Psychology team supports patients – and NHS staff

Psychology team supports patients – and NHS staff

A team providing psychological support for people affected by cancer has helped more than 347 since its launch in February 2017. The Macmillan Psychological Support (MAPS) team, operating across Lewisham and Greenwich NHS Trust, works with patients, their families and the NHS colleagues who support them.

Between 10 per cent and 20 per cent of people diagnosed with cancer will experience psychological distress that may benefit from a specialist intervention according to National Institute of Health and Care Excellence (NICE) figures. This rises to about 50 per cent of people whose cancer has returned or who have advanced cancer. Carers and close family members commonly experience anxiety and depression.

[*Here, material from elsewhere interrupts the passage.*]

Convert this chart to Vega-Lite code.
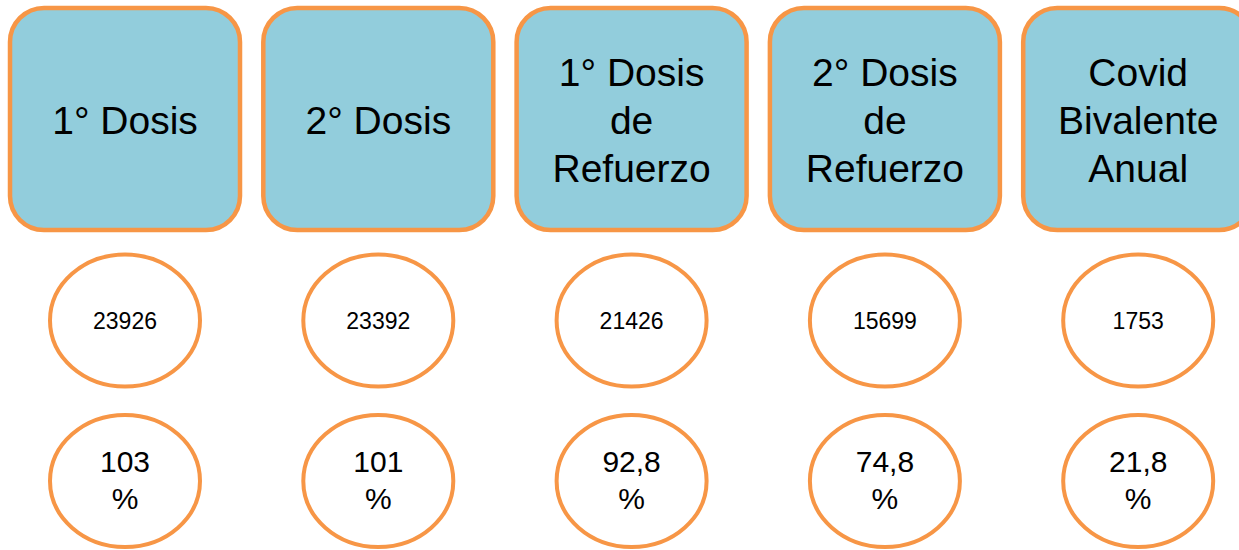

People referred to the team – funded for two years by Macmillan Cancer Support – are contacted within a week and then booked in for an assessment within four weeks. They will usually then receive six to eight sessions of psychological support which might include cognitive behavioural therapy, acceptance and commitment therapy, systemic therapy working with their family, or psychotherapy. Support can continue for longer if a patient needs it and they can draw down help when they need it most. The service works closely with the psychological support services delivered by Dimbleby Cancer Care at the Cancer Centre at Guy’s Hospital – meaning patients can get the care they need closer to home.

All health professionals should now provide basic Level 1 psychological support to people with cancer and clinical nurse specialists are trained to provide more help to Level 2. The MAPS team supports people with higher needs – Level 3 and Level 4 – who may have mental health issues or who are not making progress with lower levels of support.

To support NHS colleagues, team members provide cancer clinical nurse specialists with monthly supervision and time to reflect and have also taken part in “away days” with oncology ward staff. They attend oncology ward rounds at Queen Elizabeth Hospital in Greenwich to identify patients who might benefit from the service

Dr Clare Reeder, Macmillan Principal Clinical Psychologist, leads the team of a clinical psychologist, a psychotherapist and a palliative care counsellor.

She said: “For many people and their families, their experience of cancer is a traumatic one. Feeling distressed can be a normal response, but sometimes people can feel stuck with difficult emotions and unable to move forwards.

“We see people for a range of difficulties including anxiety, low mood, relationship difficulties, concerns about physical changes or worries about death and dying.

“Because we are helping people to live with cancer and beyond, we don’t have a cut-off date. Even when someone has finished treatment they can come back for support. Working with patients with cancer can take an emotional toll on staff and we also aim to promote a culture where staff feel supported.

“This is a service that has been long-awaited and it has been received very positively by patients, families and staff. We are now looking forward to some exciting new developments including offering workshops for families and resilience training for staff.”

Dr Reeder is working with colleagues at Guy’s and St Thomas’ NHS Foundation Trust and King’s College Hospital to agree a South East London Cancer Alliance model for Level 2 psychological training. This will be for cancer clinical nurse specialists and allied health professionals and help ensure a consistent approach to ongoing supervision and practice updates across the six boroughs.

The psychological support leads across the Alliance are also engaged in Transforming Cancer Services for London work to improve pathways for people in need of psychological support during or after cancer treatment.